None the less, the medieval building - the timber structure of which is now sandwiched between external brick and internal plaster - is now the oldest known former medieval peasant's house to have survived in the English countryside, and probably in Europe as a whole.

Although the original medieval Long Crendon structure was not built with cruck techniques, the survey has located partially 13th-century cruck cottages in the Oxfordshire villages of Harwell Stephenton and Radley and a perfectly preserved example dated 1335 near Maple Durham, also in Oxford-

shire. These are the oldest cruck buildings known. A cruck cottage differs from other timber-framed buildings by having its roof stretching in an inverted 'V' from the apex of the roof to the ground. They do not require load-bearing walls or sophisticated joinery.

Specialists in vernacular architecture are now speculating that the domestic timber-frame tradition probably first appeared in England in the 12th century. The half-dozen oldest buildings, those pre-dating 1340, examined in the survey - which started in 1988 and should be completed next year - all come from Oxfordshire and Buckinghamshire, which suggests that living standards in the South in medieval times were higher than they were in the North. The South's peasant dwellings appear to have been larger than their northern counterparts. This enabled them to be more easily converted to two-storey structures later in the Middle Ages.
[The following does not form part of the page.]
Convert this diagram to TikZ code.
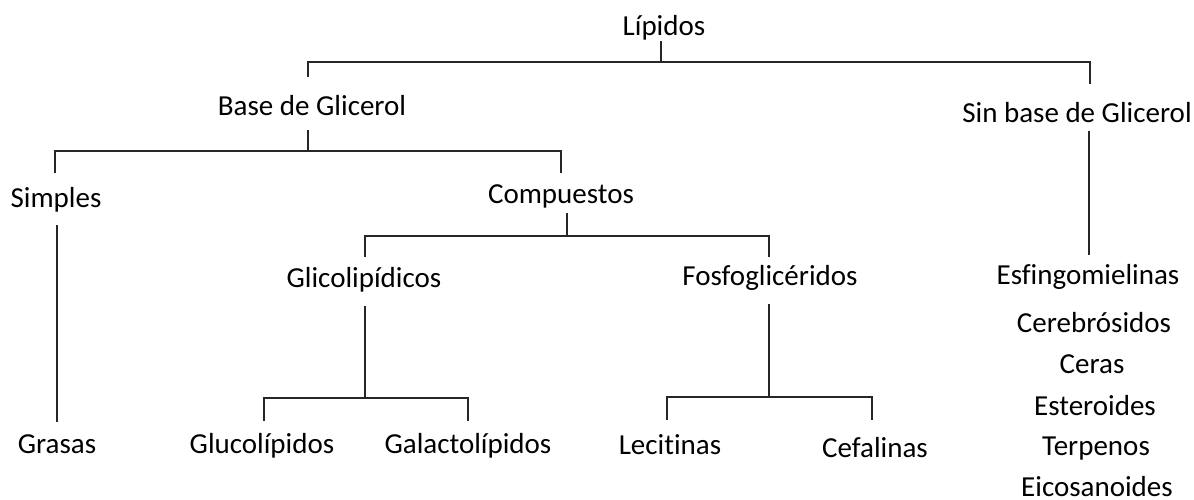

Smaller, more humble dwellings incapable of such medieval loft conversions must therefore have been demolished, which explains the lack of very early rural timber-frame buildings in northern England.
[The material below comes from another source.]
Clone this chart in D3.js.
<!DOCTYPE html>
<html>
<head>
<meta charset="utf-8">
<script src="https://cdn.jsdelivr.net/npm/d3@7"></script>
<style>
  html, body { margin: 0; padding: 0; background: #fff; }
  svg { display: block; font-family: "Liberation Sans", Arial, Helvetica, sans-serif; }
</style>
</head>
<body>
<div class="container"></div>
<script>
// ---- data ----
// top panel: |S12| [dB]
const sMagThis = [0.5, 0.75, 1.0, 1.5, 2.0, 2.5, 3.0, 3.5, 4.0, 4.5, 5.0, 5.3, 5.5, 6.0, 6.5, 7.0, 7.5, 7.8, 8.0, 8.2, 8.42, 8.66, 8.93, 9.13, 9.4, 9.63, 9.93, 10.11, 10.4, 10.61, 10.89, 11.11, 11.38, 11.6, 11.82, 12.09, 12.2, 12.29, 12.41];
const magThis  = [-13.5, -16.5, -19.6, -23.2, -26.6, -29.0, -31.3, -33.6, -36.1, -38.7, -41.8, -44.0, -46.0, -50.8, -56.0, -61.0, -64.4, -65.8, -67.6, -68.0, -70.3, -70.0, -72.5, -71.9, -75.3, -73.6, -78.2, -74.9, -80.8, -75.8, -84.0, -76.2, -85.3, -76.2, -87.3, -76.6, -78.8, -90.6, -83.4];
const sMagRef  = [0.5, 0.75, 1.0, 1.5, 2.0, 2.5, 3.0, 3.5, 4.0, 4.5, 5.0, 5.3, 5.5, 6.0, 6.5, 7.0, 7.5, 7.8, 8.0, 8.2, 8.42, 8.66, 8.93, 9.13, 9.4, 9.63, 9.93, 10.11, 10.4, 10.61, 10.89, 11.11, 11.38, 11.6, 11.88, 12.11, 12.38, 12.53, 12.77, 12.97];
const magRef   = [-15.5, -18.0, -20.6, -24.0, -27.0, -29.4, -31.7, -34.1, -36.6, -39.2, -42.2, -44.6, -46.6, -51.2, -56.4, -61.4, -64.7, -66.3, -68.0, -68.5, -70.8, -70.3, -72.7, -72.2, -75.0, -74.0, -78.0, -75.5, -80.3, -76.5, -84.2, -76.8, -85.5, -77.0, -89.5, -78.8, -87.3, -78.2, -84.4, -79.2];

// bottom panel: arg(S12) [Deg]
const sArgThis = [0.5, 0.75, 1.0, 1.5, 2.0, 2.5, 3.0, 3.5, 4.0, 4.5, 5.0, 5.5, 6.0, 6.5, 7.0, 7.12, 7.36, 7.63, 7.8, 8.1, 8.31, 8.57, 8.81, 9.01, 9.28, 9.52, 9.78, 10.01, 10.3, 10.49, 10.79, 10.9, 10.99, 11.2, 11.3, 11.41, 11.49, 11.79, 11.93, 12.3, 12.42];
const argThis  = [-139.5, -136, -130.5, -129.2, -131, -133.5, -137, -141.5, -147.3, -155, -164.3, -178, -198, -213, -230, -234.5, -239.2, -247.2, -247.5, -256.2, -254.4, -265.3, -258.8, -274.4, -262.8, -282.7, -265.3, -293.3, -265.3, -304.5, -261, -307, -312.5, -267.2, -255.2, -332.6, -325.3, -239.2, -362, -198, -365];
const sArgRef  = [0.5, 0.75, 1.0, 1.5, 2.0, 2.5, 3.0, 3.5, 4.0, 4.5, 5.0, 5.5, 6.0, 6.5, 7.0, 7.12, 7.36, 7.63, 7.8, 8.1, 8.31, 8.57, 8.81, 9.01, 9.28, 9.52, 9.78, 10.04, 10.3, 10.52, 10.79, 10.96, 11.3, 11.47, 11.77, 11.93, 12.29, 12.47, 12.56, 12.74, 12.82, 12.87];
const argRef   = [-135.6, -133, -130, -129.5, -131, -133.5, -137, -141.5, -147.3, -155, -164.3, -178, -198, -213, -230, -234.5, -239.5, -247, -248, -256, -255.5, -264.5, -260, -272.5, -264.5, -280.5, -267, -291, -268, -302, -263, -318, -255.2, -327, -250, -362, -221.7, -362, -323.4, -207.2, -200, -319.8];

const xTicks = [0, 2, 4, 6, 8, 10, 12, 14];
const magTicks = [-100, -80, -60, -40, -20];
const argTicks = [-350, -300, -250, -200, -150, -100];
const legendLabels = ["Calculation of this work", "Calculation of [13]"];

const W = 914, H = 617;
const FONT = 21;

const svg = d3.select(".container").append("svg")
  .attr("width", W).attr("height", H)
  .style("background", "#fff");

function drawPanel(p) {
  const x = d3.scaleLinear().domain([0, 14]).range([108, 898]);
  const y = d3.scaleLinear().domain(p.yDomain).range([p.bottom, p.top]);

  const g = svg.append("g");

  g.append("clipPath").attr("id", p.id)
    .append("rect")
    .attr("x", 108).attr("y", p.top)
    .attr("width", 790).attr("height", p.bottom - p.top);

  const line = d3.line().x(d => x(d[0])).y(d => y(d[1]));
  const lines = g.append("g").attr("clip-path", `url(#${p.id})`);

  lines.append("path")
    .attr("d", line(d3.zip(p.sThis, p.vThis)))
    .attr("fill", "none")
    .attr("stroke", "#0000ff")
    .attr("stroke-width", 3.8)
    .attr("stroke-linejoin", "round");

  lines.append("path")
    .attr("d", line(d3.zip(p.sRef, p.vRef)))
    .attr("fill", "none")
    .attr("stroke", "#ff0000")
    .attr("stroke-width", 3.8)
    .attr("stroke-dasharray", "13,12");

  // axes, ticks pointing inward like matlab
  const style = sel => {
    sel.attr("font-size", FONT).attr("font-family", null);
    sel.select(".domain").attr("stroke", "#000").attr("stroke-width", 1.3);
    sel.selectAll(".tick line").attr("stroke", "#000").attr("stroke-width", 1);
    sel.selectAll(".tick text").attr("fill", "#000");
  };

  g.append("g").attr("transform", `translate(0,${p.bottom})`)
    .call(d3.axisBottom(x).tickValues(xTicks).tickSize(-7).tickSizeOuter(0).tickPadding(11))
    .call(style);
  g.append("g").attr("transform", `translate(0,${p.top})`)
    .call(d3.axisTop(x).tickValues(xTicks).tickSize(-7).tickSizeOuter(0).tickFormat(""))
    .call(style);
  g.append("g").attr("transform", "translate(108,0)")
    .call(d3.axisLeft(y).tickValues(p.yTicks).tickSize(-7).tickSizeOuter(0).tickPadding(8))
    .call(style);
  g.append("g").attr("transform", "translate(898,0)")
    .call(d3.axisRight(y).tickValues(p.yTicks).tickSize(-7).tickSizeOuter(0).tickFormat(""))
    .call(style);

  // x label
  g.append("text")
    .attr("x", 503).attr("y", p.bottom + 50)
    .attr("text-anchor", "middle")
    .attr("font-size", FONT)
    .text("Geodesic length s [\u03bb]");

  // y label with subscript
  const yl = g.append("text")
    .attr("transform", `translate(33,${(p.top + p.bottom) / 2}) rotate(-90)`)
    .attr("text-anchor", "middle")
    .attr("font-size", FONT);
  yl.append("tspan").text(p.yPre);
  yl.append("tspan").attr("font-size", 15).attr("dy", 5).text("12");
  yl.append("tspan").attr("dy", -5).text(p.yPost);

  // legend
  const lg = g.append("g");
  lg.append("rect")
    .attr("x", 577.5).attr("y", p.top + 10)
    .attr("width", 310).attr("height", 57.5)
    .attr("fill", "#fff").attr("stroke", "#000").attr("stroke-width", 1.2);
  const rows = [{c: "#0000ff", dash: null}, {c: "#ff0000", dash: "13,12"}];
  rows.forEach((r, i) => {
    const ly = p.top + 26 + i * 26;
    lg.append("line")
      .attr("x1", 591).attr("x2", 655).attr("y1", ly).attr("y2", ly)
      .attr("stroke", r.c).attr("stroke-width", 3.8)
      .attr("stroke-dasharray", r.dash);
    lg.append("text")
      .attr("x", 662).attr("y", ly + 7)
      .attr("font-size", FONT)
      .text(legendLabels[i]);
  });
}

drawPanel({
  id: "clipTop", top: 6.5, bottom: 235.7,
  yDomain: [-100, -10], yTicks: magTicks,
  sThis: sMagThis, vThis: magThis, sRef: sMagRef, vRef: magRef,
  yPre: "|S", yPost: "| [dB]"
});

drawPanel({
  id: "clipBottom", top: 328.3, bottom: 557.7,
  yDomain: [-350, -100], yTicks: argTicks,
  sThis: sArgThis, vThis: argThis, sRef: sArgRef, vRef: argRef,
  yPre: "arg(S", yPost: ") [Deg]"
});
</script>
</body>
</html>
The survey reveals that medieval peasant houses were almost certainly constructed by professional builders and were not the work of medieval peasant DIY enthusiasts. The sample has also shown that elm was almost as important as oak in medieval housebuilding. At least one-third of the buildings examined were constructed substantially of elm.

The medieval Long Crendon house originally consisted of a central hall, and probably a now long- demolished medieval kitchen and ground floor bedroom, in which the entire family would have slept. Some elements of the structure were replaced throughout the medieval and post-medieval periods and the hall was divided into two storeys in the 17th century.
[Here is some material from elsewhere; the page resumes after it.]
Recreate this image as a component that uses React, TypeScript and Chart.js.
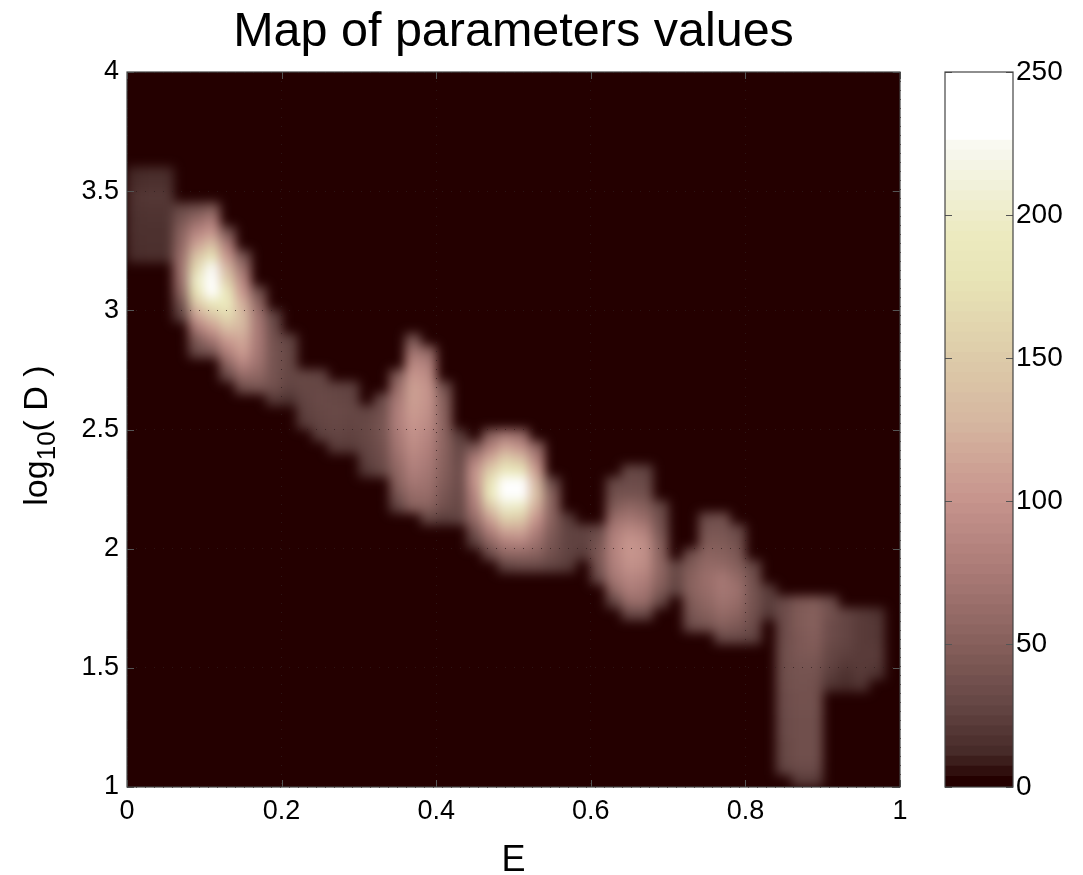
import React, { useEffect, useRef } from "react";
import { Chart, registerables } from "chart.js";

Chart.register(...registerables);

const chartTitle = "Map of parameters values";
const xAxisTitle = "E";
const xTicks = [0, 0.2, 0.4, 0.6, 0.8, 1];
const yTicks = [1, 1.5, 2, 2.5, 3, 3.5, 4];
const colorbarTicks = [0, 50, 100, 150, 200, 250];

// Column centres in E and lower edge of the rows in log10(D)
const columnCentres = [
  0.01, 0.03, 0.05, 0.07, 0.09, 0.11, 0.13, 0.15, 0.17, 0.19, 0.21, 0.23, 0.25, 0.27, 0.29, 0.31, 0.33,
  0.35, 0.37, 0.39, 0.41, 0.43, 0.45, 0.47, 0.49, 0.51, 0.53, 0.55, 0.57, 0.59, 0.61, 0.63, 0.65, 0.67,
  0.69, 0.71, 0.73, 0.75, 0.77, 0.79, 0.81, 0.83, 0.85, 0.87, 0.89, 0.91, 0.93, 0.95, 0.97, 0.99,
];
const rowHeight = 0.05;

// First row of each column's non-zero run (row r spans 1 + r*0.05 .. 1 + (r+1)*0.05)
const heatStartRow = [
  44, 44, 44, 39, 36, 36, 34, 33, 33, 32, 32, 30, 29, 28, 28, 26, 26, 23, 23, 22, 22, 22, 20, 19, 18,
  18, 18, 18, 18, 19, 17, 15, 14, 14, 15, 16, 13, 13, 12, 12, 12, 14, 1, 0, 0, 8, 8, 8, 9, 0,
];
// Readings per column, from the start row upwards
const heatColumns = [
  [12, 13, 14, 14, 15, 16, 12, 10],
  [13, 14, 14, 15, 16, 18, 14, 12],
  [13, 14, 14, 15, 16, 18, 14, 12],
  [22, 35, 52, 62, 66, 62, 55, 50, 40, 28],
  [30, 45, 75, 110, 145, 175, 195, 165, 140, 110, 85, 60, 35],
  [40, 70, 105, 140, 180, 240, 250, 225, 175, 135, 100, 75, 45],
  [30, 55, 80, 105, 135, 165, 190, 180, 150, 125, 100, 75, 40],
  [35, 60, 85, 105, 115, 125, 130, 120, 100, 85, 65, 40],
  [40, 55, 65, 70, 72, 72, 68, 55, 35],
  [20, 35, 38, 38, 38, 36, 32, 25],
  [15, 25, 28, 28, 28, 25],
  [20, 24, 26, 28, 28],
  [22, 26, 28, 30, 28, 26],
  [20, 26, 28, 30, 28, 26],
  [20, 24, 26, 28, 26, 24],
  [18, 24, 26, 28, 28, 26],
  [28, 32, 35, 38, 38, 35, 30],
  [25, 40, 50, 55, 62, 68, 72, 78, 78, 72, 62, 45],
  [50, 60, 70, 78, 84, 90, 95, 100, 105, 108, 108, 100, 88, 68, 40],
  [28, 50, 60, 65, 70, 75, 80, 85, 90, 95, 98, 98, 90, 78, 55],
  [22, 35, 40, 45, 48, 50, 52, 52, 52, 50, 48, 35],
  [25, 28, 30, 32, 32, 30, 28, 20],
  [22, 40, 60, 75, 85, 95, 95, 75, 40],
  [30, 55, 80, 110, 145, 185, 175, 150, 115, 80, 50],
  [25, 55, 80, 115, 155, 200, 250, 235, 190, 150, 110, 70],
  [30, 55, 85, 115, 150, 195, 245, 230, 180, 135, 95, 60],
  [30, 50, 65, 80, 100, 120, 135, 125, 105, 80, 55],
  [25, 35, 40, 45, 50, 50, 48, 30],
  [20, 25, 25, 25, 20],
  [20, 24, 24],
  [30, 40, 42, 38, 30],
  [25, 55, 70, 78, 82, 82, 75, 62, 45, 35, 28],
  [30, 60, 75, 85, 95, 100, 100, 88, 70, 55, 38, 32, 28],
  [30, 60, 70, 80, 90, 95, 92, 80, 62, 48, 36, 30, 25],
  [28, 45, 52, 55, 52, 48, 40, 35, 28],
  [25, 28, 28],
  [32, 40, 45, 50, 50, 45, 35],
  [38, 48, 55, 60, 62, 58, 52, 45, 40, 32],
  [30, 48, 58, 66, 70, 70, 58, 50, 45, 40, 35],
  [30, 42, 52, 60, 64, 58, 48, 42, 36, 30],
  [25, 32, 36, 38, 38, 36, 28],
  [18, 22, 20],
  [25, 28, 28, 30, 30, 32, 32, 34, 34, 34, 34, 32, 32, 32, 30],
  [20, 30, 34, 34, 34, 34, 36, 36, 38, 38, 40, 42, 42, 44, 44, 42],
  [20, 30, 34, 34, 34, 34, 36, 36, 36, 38, 40, 44, 46, 48, 48, 45],
  [16, 22, 26, 28, 32, 32, 36, 32],
  [12, 15, 20, 24, 26, 26, 26],
  [16, 20, 20, 20, 20, 20, 20],
  [15, 20, 20, 18, 18, 16],
  [],
];

// Colour map
const stopValues = [0, 10, 25, 50, 75, 100, 115, 125, 150, 175, 190, 200, 215, 225, 226];
const stopColours = [
  [36, 0, 0], [70, 42, 40], [98, 68, 66], [137, 98, 94], [172, 124, 120], [200, 150, 142],
  [208, 168, 152], [213, 182, 160], [222, 205, 170], [232, 228, 182], [236, 234, 190],
  [238, 237, 205], [244, 244, 228], [250, 250, 245], [255, 255, 255],
];
// Lower edge of each band of the colour bar (the last one runs to the axis top)
const colorbarEdges = [
  0, 3.5, 7.1, 10.6, 14.1, 17.7, 21.2, 24.7, 28.2, 31.8, 35.3, 38.8, 42.4, 45.9, 49.4, 53, 56.5, 60, 63.6,
  67.1, 70.6, 74.2, 77.7, 81.2, 84.7, 88.3, 91.8, 95.3, 98.9, 102.4, 105.9, 109.5, 113, 116.5, 120.1, 123.6,
  127.1, 130.7, 134.2, 137.7, 141.2, 144.8, 148.3, 151.8, 155.4, 158.9, 162.4, 166, 169.5, 173, 176.6,
  180.1, 183.6, 187.2, 190.7, 194.2, 197.7, 201.3, 204.8, 208.3, 211.9, 215.4, 218.9, 222.5, 226, 250,
];

const FONT = "'Liberation Sans', Arial, Helvetica, sans-serif";
const BG = "#240000";

function colourFor(v: number): string {
  let k = 0;
  while (k < stopValues.length - 2 && v > stopValues[k + 1]) k++;
  const a = stopValues[k];
  const b = stopValues[k + 1];
  const t = Math.max(0, Math.min(1, (v - a) / (b - a)));
  const c = stopColours[k].map((p, i) => Math.round(p + (stopColours[k + 1][i] - p) * t));
  return `rgb(${c[0]},${c[1]},${c[2]})`;
}

function frameAndTicks(axisIds: string[]) {
  return {
    id: "frameAndTicks",
    afterDraw(chart: any) {
      const { ctx, chartArea: a } = chart;
      ctx.save();
      ctx.lineWidth = 1;
      ctx.strokeStyle = "#555";
      ctx.beginPath();
      for (const id of axisIds) {
        const s = chart.scales[id];
        for (const t of s.ticks) {
          const p = Math.round(s.getPixelForValue(t.value)) + 0.5;
          if (s.isHorizontal()) {
            ctx.moveTo(p, a.bottom); ctx.lineTo(p, a.bottom - 7);
            ctx.moveTo(p, a.top); ctx.lineTo(p, a.top + 7);
          } else {
            ctx.moveTo(a.left, p); ctx.lineTo(a.left + 7, p);
            ctx.moveTo(a.right, p); ctx.lineTo(a.right - 7, p);
          }
        }
      }
      ctx.stroke();
      ctx.strokeStyle = "#444";
      ctx.lineWidth = 1.2;
      ctx.strokeRect(a.left, a.top, a.right - a.left, a.bottom - a.top);
      ctx.restore();
    },
  };
}

const yAxisTitle = {
  id: "yAxisTitle",
  afterDraw(chart: any) {
    const { ctx, chartArea: a } = chart;
    ctx.save();
    ctx.translate(47, (a.top + a.bottom) / 2 + 6);
    ctx.rotate(-Math.PI / 2);
    ctx.fillStyle = "#000";
    ctx.textBaseline = "alphabetic";
    const big = `34px ${FONT}`;
    const small = `26px ${FONT}`;
    const parts: [string, string, number][] = [["log", big, 0], ["10", small, 8], ["( D )", big, 0]];
    let total = 0;
    for (const [s, f] of parts) { ctx.font = f; total += ctx.measureText(s).width; }
    let x = -total / 2;
    for (const [s, f, dy] of parts) {
      ctx.font = f;
      ctx.fillText(s, x, dy);
      x += ctx.measureText(s).width;
    }
    ctx.restore();
  },
};

export default function App() {
  const heatRef = useRef<HTMLCanvasElement>(null);
  const axesRef = useRef<HTMLCanvasElement>(null);
  const barRef = useRef<HTMLCanvasElement>(null);

  useEffect(() => {
    const rowCount = 60;
    const heatDatasets = [] as any[];
    for (let r = 0; r < rowCount; r++) {
      const low = 1 + r * rowHeight;
      const data: any[] = [];
      const colours: string[] = [];
      heatColumns.forEach((col, i) => {
        const v = col[r - heatStartRow[i]];
        if (v === undefined) {
          data.push(null);
          colours.push(BG);
        } else {
          data.push([low, low + rowHeight * 1.04]);
          colours.push(colourFor(v));
        }
      });
      heatDatasets.push({ data, backgroundColor: colours, barPercentage: 1.04, categoryPercentage: 1, grouped: false });
    }
    const heat = new Chart(heatRef.current!, {
      type: "bar",
      data: { labels: columnCentres, datasets: heatDatasets },
      options: {
        animation: false,
        responsive: false,
        events: [],
        layout: { padding: 0 },
        plugins: { legend: { display: false }, title: { display: false }, tooltip: { enabled: false } },
        scales: {
          x: { display: false },
          y: { display: false, min: 1, max: 4 },
        },
      },
    } as any);

    const axes = new Chart(axesRef.current!, {
      type: "scatter",
      data: { datasets: [{ data: [], showLine: false }] },
      options: {
        animation: false,
        responsive: false,
        events: [],
        layout: { padding: { left: 20, right: 183, top: 0, bottom: 0 } },
        plugins: {
          legend: { display: false },
          tooltip: { enabled: false },
          title: {
            display: true,
            text: chartTitle,
            fullSize: false,
            color: "#000",
            font: { family: FONT, size: 48.5, weight: "normal", lineHeight: 1 },
            padding: { top: 8.5, bottom: 15 },
          },
        },
        scales: {
          x: {
            type: "linear",
            min: 0,
            max: 1,
            afterBuildTicks: (s: any) => { s.ticks = xTicks.map((value) => ({ value })); },
            afterFit: (s: any) => { s.height = 88; },
            grid: { color: "rgba(48,30,30,0.75)", lineWidth: 1, drawTicks: false, tickLength: 0 },
            border: { display: false, dash: [1, 8] },
            ticks: {
              color: "#000",
              font: { family: FONT, size: 27 },
              padding: 8,
              maxRotation: 0,
              autoSkip: false,
              callback: (v: any) => String(v),
            },
            title: {
              display: true,
              text: xAxisTitle,
              color: "#000",
              font: { family: FONT, size: 36, lineHeight: 0.78 },
              padding: { top: 4, bottom: 0 },
            },
          },
          y: {
            type: "linear",
            min: 1,
            max: 4,
            afterBuildTicks: (s: any) => { s.ticks = yTicks.map((value) => ({ value })); },
            afterFit: (s: any) => { s.width = 107; },
            grid: { color: "rgba(48,30,30,0.75)", lineWidth: 1, drawTicks: false, tickLength: 0 },
            border: { display: false, dash: [1, 8] },
            ticks: {
              color: "#000",
              font: { family: FONT, size: 27 },
              padding: 8,
              autoSkip: false,
              callback: (v: any) => String(v),
            },
          },
        },
      },
      plugins: [frameAndTicks(["x", "y"]), yAxisTitle],
    } as any);

    const bands = colorbarEdges.slice(0, -1);
    const bar = new Chart(barRef.current!, {
      type: "bar",
      data: {
        labels: ["scale"],
        datasets: bands.map((low, i) => ({
          data: [[low, colorbarEdges[i + 1] + 0.2]],
          backgroundColor: colourFor(low),
          barPercentage: 1,
          categoryPercentage: 1,
          grouped: false,
        })),
      },
      options: {
        animation: false,
        responsive: false,
        events: [],
        layout: { padding: { left: 15, top: 72, bottom: 875 - 787, right: 0 } },
        plugins: { legend: { display: false }, title: { display: false }, tooltip: { enabled: false } },
        scales: {
          x: { display: false },
          y: {
            position: "right",
            min: 0,
            max: 250,
            afterBuildTicks: (s: any) => { s.ticks = colorbarTicks.map((value) => ({ value })); },
            afterFit: (s: any) => { s.width = 70; },
            grid: { display: false, drawTicks: false, tickLength: 0 },
            border: { display: false },
            ticks: { color: "#000", font: { family: FONT, size: 28 }, padding: 3, autoSkip: false },
          },
        },
      },
      plugins: [frameAndTicks(["y"])],
    } as any);

    return () => {
      heat.destroy();
      axes.destroy();
      bar.destroy();
    };
  }, []);

  return (
    <div style={{ position: "absolute", left: 0, top: 0, width: 1083, height: 875, overflow: "hidden", background: "#fff" }}>
      <div style={{ position: "absolute", left: 127, top: 72, width: 773, height: 715, overflow: "hidden", background: BG }}>
        <canvas ref={heatRef} width={773} height={715} style={{ display: "block", filter: "blur(5.5px)" }} />
      </div>
      <canvas ref={axesRef} width={1083} height={875} style={{ position: "absolute", left: 0, top: 0 }} />
      <canvas ref={barRef} width={153} height={875} style={{ position: "absolute", left: 930, top: 0 }} />
    </div>
  );
}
Long Crendon also has the best group of medieval and Tudor cruck buildings in Britain. Half-a-dozen of them pre-date 1500, at least a further three are early 16th century, and a further seven have not been precisely dated, but are probably 15th-16th century.

The discoveries push the dates for ordinary medieval domestic buildings almost back to the time when the first high-status timber- framed buildings were being constructed - the earliest surviving examples of which are the half-stone, half-wood built hall of Leicester Castle (c1150), the Bishop's Palace hall in Hereford (1180) and the hall of the Knights Templar at Temple Balsall, Warwickshire (1185).

Medieval England at its peak attained a population of around six million, a figure which would have necessitated more than a million dwellings. Today tens of thousands of these medieval houses survive. But to establish how many are as old as the Long Crendon house will require much more research.